* [COLLECTED DATA]
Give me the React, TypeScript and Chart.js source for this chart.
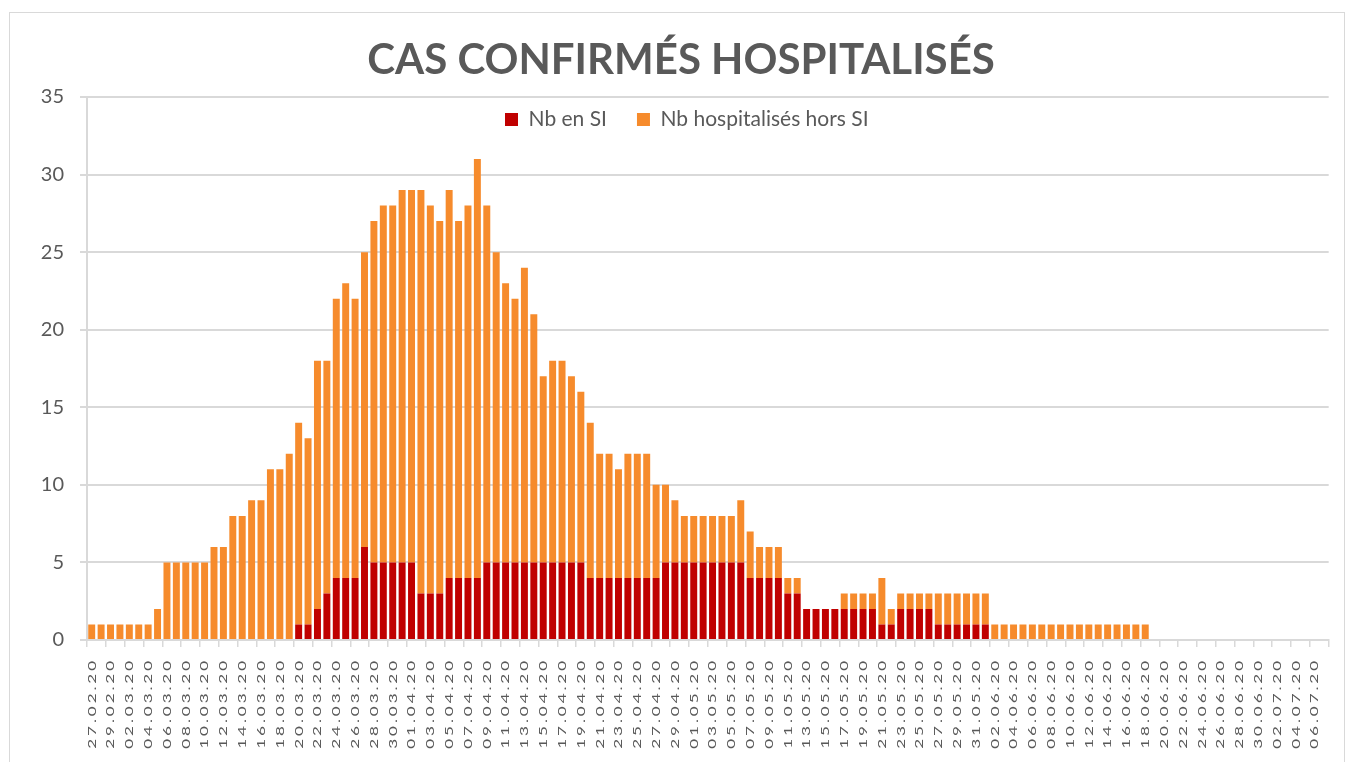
import React, { useEffect, useRef } from 'react';
import { Chart, registerables } from 'chart.js';

Chart.register(...registerables);

const dates: string[] = [
  '27.02.20', '28.02.20', '29.02.20',
  '01.03.20', '02.03.20', '03.03.20', '04.03.20', '05.03.20', '06.03.20', '07.03.20', '08.03.20', '09.03.20', '10.03.20',
  '11.03.20', '12.03.20', '13.03.20', '14.03.20', '15.03.20', '16.03.20', '17.03.20', '18.03.20', '19.03.20', '20.03.20',
  '21.03.20', '22.03.20', '23.03.20', '24.03.20', '25.03.20', '26.03.20', '27.03.20', '28.03.20', '29.03.20', '30.03.20', '31.03.20',
  '01.04.20', '02.04.20', '03.04.20', '04.04.20', '05.04.20', '06.04.20', '07.04.20', '08.04.20', '09.04.20', '10.04.20',
  '11.04.20', '12.04.20', '13.04.20', '14.04.20', '15.04.20', '16.04.20', '17.04.20', '18.04.20', '19.04.20', '20.04.20',
  '21.04.20', '22.04.20', '23.04.20', '24.04.20', '25.04.20', '26.04.20', '27.04.20', '28.04.20', '29.04.20', '30.04.20',
  '01.05.20', '02.05.20', '03.05.20', '04.05.20', '05.05.20', '06.05.20', '07.05.20', '08.05.20', '09.05.20', '10.05.20',
  '11.05.20', '12.05.20', '13.05.20', '14.05.20', '15.05.20', '16.05.20', '17.05.20', '18.05.20', '19.05.20', '20.05.20',
  '21.05.20', '22.05.20', '23.05.20', '24.05.20', '25.05.20', '26.05.20', '27.05.20', '28.05.20', '29.05.20', '30.05.20', '31.05.20',
  '01.06.20', '02.06.20', '03.06.20', '04.06.20', '05.06.20', '06.06.20', '07.06.20', '08.06.20', '09.06.20', '10.06.20',
  '11.06.20', '12.06.20', '13.06.20', '14.06.20', '15.06.20', '16.06.20', '17.06.20', '18.06.20', '19.06.20', '20.06.20',
  '21.06.20', '22.06.20', '23.06.20', '24.06.20', '25.06.20', '26.06.20', '27.06.20', '28.06.20', '29.06.20', '30.06.20',
  '01.07.20', '02.07.20', '03.07.20', '04.07.20', '05.07.20', '06.07.20', '07.07.20',
];

// Nb en SI (soins intensifs)
const nbSI: number[] = [
  0, 0, 0, 0, 0, 0, 0, 0, 0, 0, 0, 0, 0, 0, 0, 0, 0, 0, 0, 0, 0, 0,
  1, 1, 2, 3, 4, 4, 4, 6,
  5, 5, 5, 5, 5,
  3, 3, 3,
  4, 4, 4, 4,
  5, 5, 5, 5, 5, 5, 5, 5, 5, 5, 5,
  4, 4, 4, 4, 4, 4, 4, 4,
  5, 5, 5, 5, 5, 5, 5, 5, 5,
  4, 4, 4, 4,
  3, 3,
  2, 2, 2, 2, 2, 2, 2, 2,
  1, 1,
  2, 2, 2, 2,
  1, 1, 1, 1, 1, 1,
  0, 0, 0, 0, 0, 0, 0, 0, 0, 0, 0, 0, 0, 0, 0, 0, 0, 0,
  0, 0, 0, 0, 0, 0, 0, 0, 0, 0, 0, 0, 0, 0, 0, 0, 0, 0,
];

// Nb hospitalisés hors SI
const nbHorsSI: number[] = [
  1, 1, 1, 1, 1, 1, 1,
  2,
  5, 5, 5, 5, 5,
  6, 6,
  8, 8,
  9, 9,
  11, 11,
  12,
  13, 12, 16, 15, 18, 19, 18, 19,
  22, 23, 23, 24, 24,
  26, 25, 24,
  25, 23, 24, 27,
  23, 20, 18, 17, 19, 16, 12, 13, 13, 12, 11,
  10, 8, 8, 7, 8, 8, 8, 6,
  5, 4, 3, 3, 3, 3, 3, 3, 4,
  3, 2, 2, 2,
  1, 1,
  0, 0, 0, 0, 1, 1, 1, 1,
  3, 1,
  1, 1, 1, 1,
  2, 2, 2, 2, 2, 2,
  1, 1, 1, 1, 1, 1, 1, 1, 1, 1, 1, 1, 1, 1, 1, 1, 1,
  0, 0, 0, 0, 0, 0, 0, 0, 0, 0, 0, 0, 0, 0, 0, 0, 0, 0, 0,
];

const seriesNames = ['Nb en SI', 'Nb hospitalisés hors SI'];
const titleText = 'CAS CONFIRMÉS HOSPITALISÉS';

const TEXT = '#595959';
const GRID = '#d9d9d9';
const LEGEND_PAD = 30;

const customLayout = {
  id: 'customLayout',
  beforeUpdate(chart: any) {
    if (chart.legend) chart.legend.isHorizontal = () => true;
  },
  afterLayout(chart: any) {
    const lg = chart.legend;
    if (lg) {
      lg.left = 495 - LEGEND_PAD;
      lg.right = lg.left + 800;
      lg.width = 800;
      lg.top = 96 - LEGEND_PAD;
      lg.bottom = lg.top + 120;
    }
    const tb = chart.titleBlock;
    if (tb) {
      tb.left += 7;
      tb.right += 7;
    }
  },
  beforeDraw(chart: any) {
    const sc = chart.scales.x;
    if (sc && !sc.__patched) {
      const orig = sc.drawLabels.bind(sc);
      sc.drawLabels = (area: any) => {
        const ctx = chart.ctx;
        const t = sc.top;
        ctx.save();
        ctx.letterSpacing = '2px';
        ctx.translate(0, t);
        ctx.scale(1, 1.43);
        ctx.translate(0, -t);
        orig(area);
        ctx.restore();
      };
      sc.__patched = true;
    }
  },
};

export default function App() {
  const ref = useRef<HTMLCanvasElement>(null);

  useEffect(() => {
    if (!ref.current) return;
    const chart = new Chart(ref.current, {
      type: 'bar',
      data: {
        labels: dates,
        datasets: [
          {
            label: seriesNames[0],
            data: nbSI,
            backgroundColor: '#c00000',
            borderWidth: 0,
            stack: 's',
          },
          {
            label: seriesNames[1],
            data: nbHorsSI,
            backgroundColor: '#f68b2c',
            borderWidth: 0,
            stack: 's',
          },
        ],
      },
      plugins: [customLayout],
      options: {
        animation: false,
        responsive: false,
        layout: { padding: { left: 0, right: 6, top: 0, bottom: 0 } },
        datasets: {
          bar: { categoryPercentage: 1, barPercentage: 0.74 },
        },
        plugins: {
          tooltip: { enabled: false },
          title: {
            display: true,
            text: titleText,
            color: TEXT,
            font: { family: 'Lato', size: 42, weight: 'bold', lineHeight: 1.2 },
            padding: { top: 22, bottom: 11.6 },
          },
          legend: {
            position: 'chartArea' as any,
            align: 'start',
            labels: {
              color: TEXT,
              font: { family: 'Lato', size: 21 },
              boxWidth: 13,
              boxHeight: 13,
              padding: LEGEND_PAD,
            },
          },
        },
        scales: {
          x: {
            stacked: true,
            offset: true,
            grid: {
              offset: true,
              drawOnChartArea: false,
              drawTicks: true,
              tickLength: 7,
              lineWidth: 1.5,
              color: (c: any) => (c.index === undefined || c.index % 2 === 0 ? GRID : 'rgba(0,0,0,0)'),
            },
            border: { display: true, color: GRID, width: 2 },
            ticks: {
              autoSkip: false,
              maxRotation: 90,
              minRotation: 90,
              padding: 5.6,
              color: TEXT,
              font: { family: 'Lato', size: 12 },
              callback: (_v: any, i: number) => (i % 2 === 0 ? dates[i] : ''),
            },
            afterFit: (s: any) => {
              s.height = 122;
            },
          },
          y: {
            stacked: true,
            min: 0,
            max: 35,
            grid: {
              color: GRID,
              lineWidth: 2,
              drawTicks: true,
              tickLength: 7,
            },
            border: { display: true, color: GRID, width: 2 },
            ticks: {
              stepSize: 5,
              padding: 16,
              color: TEXT,
              font: { family: 'Lato', size: 20 },
            },
            afterFit: (s: any) => {
              s.width = 77;
            },
          },
        },
      },
    });
    return () => chart.destroy();
  }, []);

  return (
    <div
      style={{
        position: 'absolute',
        left: 9,
        top: 12,
        width: 1336,
        height: 760,
        border: '1px solid #d9d9d9',
        boxSizing: 'border-box',
        background: '#ffffff',
      }}
    >
      <canvas ref={ref} width={1334} height={749} style={{ display: 'block' }} />
    </div>
  );
}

* [EXERCISE DIRECTIONS] The lines from the top of the data above through the one holding "Chart.register(...registerables);" are to be repeated exactly, and only those, with no pictures.

* [RIGHT ANSWER]
Give me the React, TypeScript and Chart.js source for this chart.
import React, { useEffect, useRef } from 'react';
import { Chart, registerables } from 'chart.js';

Chart.register(...registerables);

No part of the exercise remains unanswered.